> _RECORD SET_:
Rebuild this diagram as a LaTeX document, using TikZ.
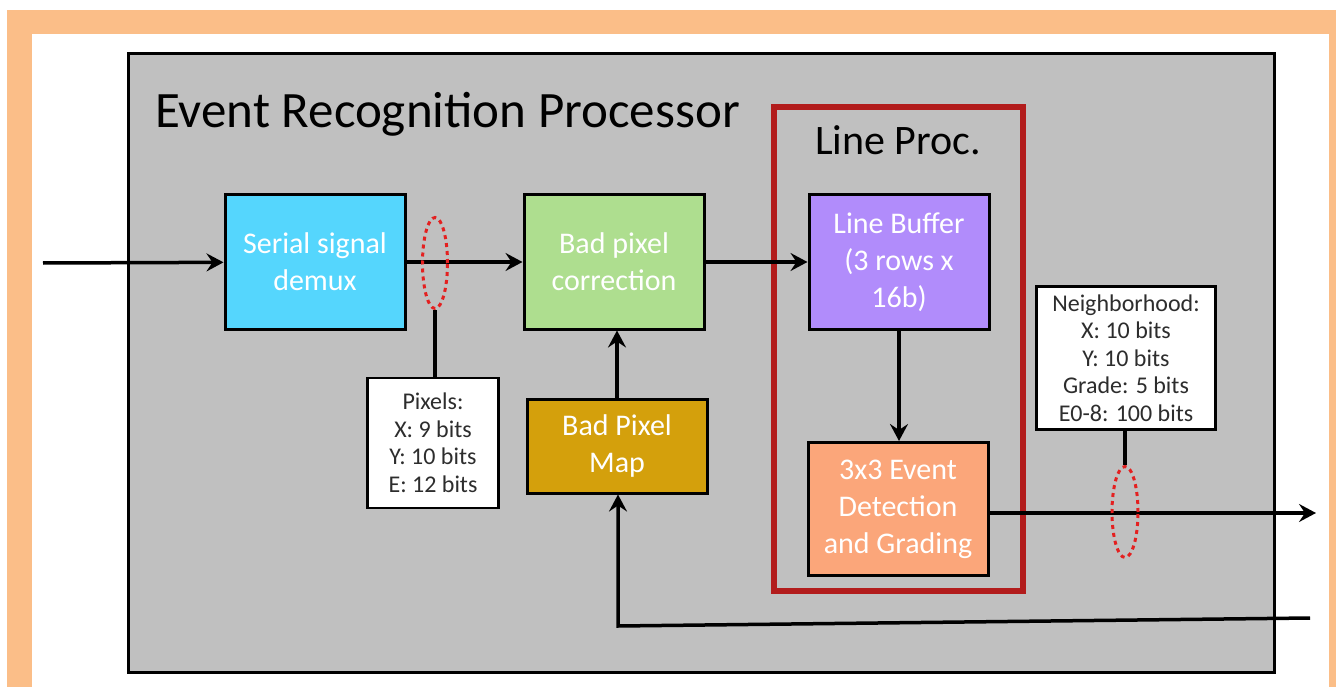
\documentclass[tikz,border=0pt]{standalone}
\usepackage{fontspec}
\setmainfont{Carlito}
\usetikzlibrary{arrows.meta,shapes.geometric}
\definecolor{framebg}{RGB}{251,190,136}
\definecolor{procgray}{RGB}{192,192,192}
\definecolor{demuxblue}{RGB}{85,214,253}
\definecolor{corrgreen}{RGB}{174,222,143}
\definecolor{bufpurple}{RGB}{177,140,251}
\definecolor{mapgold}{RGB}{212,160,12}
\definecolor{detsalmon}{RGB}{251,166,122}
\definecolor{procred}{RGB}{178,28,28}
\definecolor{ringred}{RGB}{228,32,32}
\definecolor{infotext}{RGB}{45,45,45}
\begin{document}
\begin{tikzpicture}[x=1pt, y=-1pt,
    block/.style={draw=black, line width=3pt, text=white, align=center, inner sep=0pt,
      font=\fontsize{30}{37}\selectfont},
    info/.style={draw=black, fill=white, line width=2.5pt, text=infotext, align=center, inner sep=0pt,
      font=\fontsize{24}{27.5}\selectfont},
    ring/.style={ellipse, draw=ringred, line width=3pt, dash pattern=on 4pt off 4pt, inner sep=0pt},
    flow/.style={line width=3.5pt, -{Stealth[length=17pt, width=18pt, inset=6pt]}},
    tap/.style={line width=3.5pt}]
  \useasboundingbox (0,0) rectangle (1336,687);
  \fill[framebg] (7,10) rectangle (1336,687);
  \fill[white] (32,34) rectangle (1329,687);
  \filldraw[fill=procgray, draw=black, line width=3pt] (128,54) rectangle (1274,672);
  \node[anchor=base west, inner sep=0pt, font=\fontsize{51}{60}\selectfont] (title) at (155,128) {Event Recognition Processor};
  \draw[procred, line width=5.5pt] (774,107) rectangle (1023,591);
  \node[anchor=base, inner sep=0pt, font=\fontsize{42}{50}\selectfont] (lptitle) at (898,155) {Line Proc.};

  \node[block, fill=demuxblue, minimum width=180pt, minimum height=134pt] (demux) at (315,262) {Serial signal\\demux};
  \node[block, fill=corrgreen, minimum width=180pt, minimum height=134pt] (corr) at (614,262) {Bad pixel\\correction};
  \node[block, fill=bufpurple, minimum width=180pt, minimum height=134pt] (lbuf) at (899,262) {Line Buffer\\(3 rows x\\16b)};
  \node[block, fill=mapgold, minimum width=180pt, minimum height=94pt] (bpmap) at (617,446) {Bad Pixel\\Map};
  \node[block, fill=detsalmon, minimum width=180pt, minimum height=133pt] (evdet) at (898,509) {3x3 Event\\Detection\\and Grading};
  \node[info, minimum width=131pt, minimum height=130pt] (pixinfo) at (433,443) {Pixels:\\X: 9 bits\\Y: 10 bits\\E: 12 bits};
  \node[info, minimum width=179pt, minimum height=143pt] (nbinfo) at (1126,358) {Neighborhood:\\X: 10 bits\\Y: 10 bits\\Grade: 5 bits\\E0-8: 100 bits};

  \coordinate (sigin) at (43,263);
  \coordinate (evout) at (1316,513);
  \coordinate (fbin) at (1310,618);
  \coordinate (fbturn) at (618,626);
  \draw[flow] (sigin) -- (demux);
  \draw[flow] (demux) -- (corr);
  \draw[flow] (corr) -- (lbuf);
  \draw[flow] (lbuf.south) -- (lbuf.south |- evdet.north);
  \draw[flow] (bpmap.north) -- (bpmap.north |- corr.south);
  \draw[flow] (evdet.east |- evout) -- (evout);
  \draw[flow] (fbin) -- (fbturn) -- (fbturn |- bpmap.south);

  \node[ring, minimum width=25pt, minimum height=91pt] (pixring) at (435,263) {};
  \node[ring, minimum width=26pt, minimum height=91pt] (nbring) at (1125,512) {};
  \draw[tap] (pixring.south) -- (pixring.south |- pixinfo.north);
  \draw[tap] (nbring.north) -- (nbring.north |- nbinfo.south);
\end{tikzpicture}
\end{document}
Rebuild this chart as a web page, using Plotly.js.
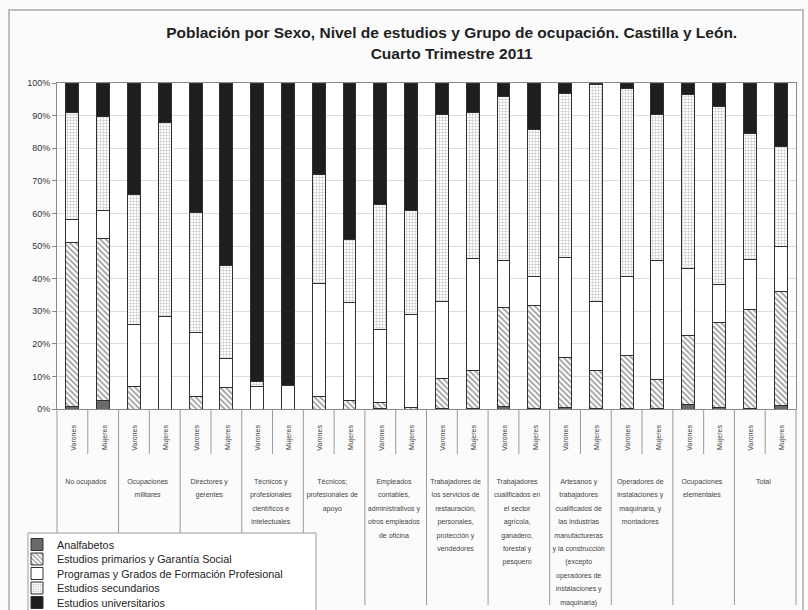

> _WHAT TO PRODUCE_: All of the entries above should be duplicated exactly, except for the pictures.

> _ANSWER IN FULL_:
Rebuild this diagram as a LaTeX document, using TikZ.
\documentclass[tikz,border=0pt]{standalone}
\usepackage{fontspec}
\setmainfont{Carlito}
\usetikzlibrary{arrows.meta,shapes.geometric}
\definecolor{framebg}{RGB}{251,190,136}
\definecolor{procgray}{RGB}{192,192,192}
\definecolor{demuxblue}{RGB}{85,214,253}
\definecolor{corrgreen}{RGB}{174,222,143}
\definecolor{bufpurple}{RGB}{177,140,251}
\definecolor{mapgold}{RGB}{212,160,12}
\definecolor{detsalmon}{RGB}{251,166,122}
\definecolor{procred}{RGB}{178,28,28}
\definecolor{ringred}{RGB}{228,32,32}
\definecolor{infotext}{RGB}{45,45,45}
\begin{document}
\begin{tikzpicture}[x=1pt, y=-1pt,
    block/.style={draw=black, line width=3pt, text=white, align=center, inner sep=0pt,
      font=\fontsize{30}{37}\selectfont},
    info/.style={draw=black, fill=white, line width=2.5pt, text=infotext, align=center, inner sep=0pt,
      font=\fontsize{24}{27.5}\selectfont},
    ring/.style={ellipse, draw=ringred, line width=3pt, dash pattern=on 4pt off 4pt, inner sep=0pt},
    flow/.style={line width=3.5pt, -{Stealth[length=17pt, width=18pt, inset=6pt]}},
    tap/.style={line width=3.5pt}]
  \useasboundingbox (0,0) rectangle (1336,687);
  \fill[framebg] (7,10) rectangle (1336,687);
  \fill[white] (32,34) rectangle (1329,687);
  \filldraw[fill=procgray, draw=black, line width=3pt] (128,54) rectangle (1274,672);
  \node[anchor=base west, inner sep=0pt, font=\fontsize{51}{60}\selectfont] (title) at (155,128) {Event Recognition Processor};
  \draw[procred, line width=5.5pt] (774,107) rectangle (1023,591);
  \node[anchor=base, inner sep=0pt, font=\fontsize{42}{50}\selectfont] (lptitle) at (898,155) {Line Proc.};

  \node[block, fill=demuxblue, minimum width=180pt, minimum height=134pt] (demux) at (315,262) {Serial signal\\demux};
  \node[block, fill=corrgreen, minimum width=180pt, minimum height=134pt] (corr) at (614,262) {Bad pixel\\correction};
  \node[block, fill=bufpurple, minimum width=180pt, minimum height=134pt] (lbuf) at (899,262) {Line Buffer\\(3 rows x\\16b)};
  \node[block, fill=mapgold, minimum width=180pt, minimum height=94pt] (bpmap) at (617,446) {Bad Pixel\\Map};
  \node[block, fill=detsalmon, minimum width=180pt, minimum height=133pt] (evdet) at (898,509) {3x3 Event\\Detection\\and Grading};
  \node[info, minimum width=131pt, minimum height=130pt] (pixinfo) at (433,443) {Pixels:\\X: 9 bits\\Y: 10 bits\\E: 12 bits};
  \node[info, minimum width=179pt, minimum height=143pt] (nbinfo) at (1126,358) {Neighborhood:\\X: 10 bits\\Y: 10 bits\\Grade: 5 bits\\E0-8: 100 bits};

  \coordinate (sigin) at (43,263);
  \coordinate (evout) at (1316,513);
  \coordinate (fbin) at (1310,618);
  \coordinate (fbturn) at (618,626);
  \draw[flow] (sigin) -- (demux);
  \draw[flow] (demux) -- (corr);
  \draw[flow] (corr) -- (lbuf);
  \draw[flow] (lbuf.south) -- (lbuf.south |- evdet.north);
  \draw[flow] (bpmap.north) -- (bpmap.north |- corr.south);
  \draw[flow] (evdet.east |- evout) -- (evout);
  \draw[flow] (fbin) -- (fbturn) -- (fbturn |- bpmap.south);

  \node[ring, minimum width=25pt, minimum height=91pt] (pixring) at (435,263) {};
  \node[ring, minimum width=26pt, minimum height=91pt] (nbring) at (1125,512) {};
  \draw[tap] (pixring.south) -- (pixring.south |- pixinfo.north);
  \draw[tap] (nbring.north) -- (nbring.north |- nbinfo.south);
\end{tikzpicture}
\end{document}
Rebuild this chart as a web page, using Plotly.js.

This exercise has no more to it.